Review Summary: Wake up babe, ‘best new music’ folk album dropped
We last caught up with Sam Lee back in 2020 with the quietly revelatory ‘Old Wow’, a set of reimagined folk standards given new life thanks to some surprising but no less sympathetic arrangements and performances. The headline difference on this follow up is (and I had to look this up to know for sure) that all these songs are originals, and that’s admittedly a huge change; can his own writing conjure up the same authentic and timeless quality?
The answer is a resounding ‘yes’, a more emphatic one than I would perhaps have expected. These songs carry an instant weight, they feel somehow aged and important, and the vocals frequently emphasise a near hymnal quality. The compositions are in no way stuffy however, and in particular Mr Impeccable Taste himself, Bernard Butler, is here yet again providing string arrangements for an album by a talented song writer.

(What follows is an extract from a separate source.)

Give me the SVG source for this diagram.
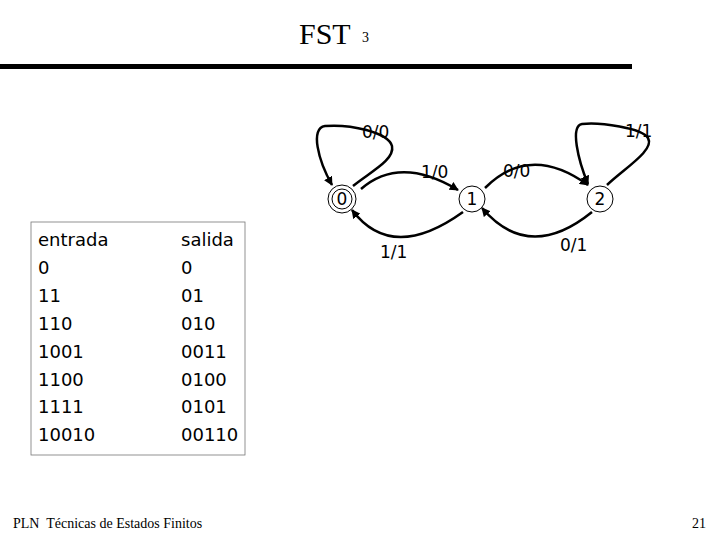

Similar to ‘Old Wow’ the influences remain ‘Ys’ era Joanna Newsom (that same ‘ye olde’ whimsy, wandering and sometimes grandiose compositions), Benjamin Clementine (the more theatrical qualities to both the singing and the orchestral additions) and Nick Drake (the quieter stretches of folk here, and the more dulcet register of the vocals). Of course this is great company to keep and Lee is arriving at the stage it feels like he belongs; the consistency of his writing is disarming, the emotion in this music tangible.
Will another work this year move so effortlessly between hushed intimacy and grand swells? In lesser hands this type of material could have landed in ‘identity crisis’ territory, or worse flattened out into a one paced dirge; quite simply with ‘Songdreaming’ Sam Lee has followed an ‘Old Wow’ with a ‘New Wow’.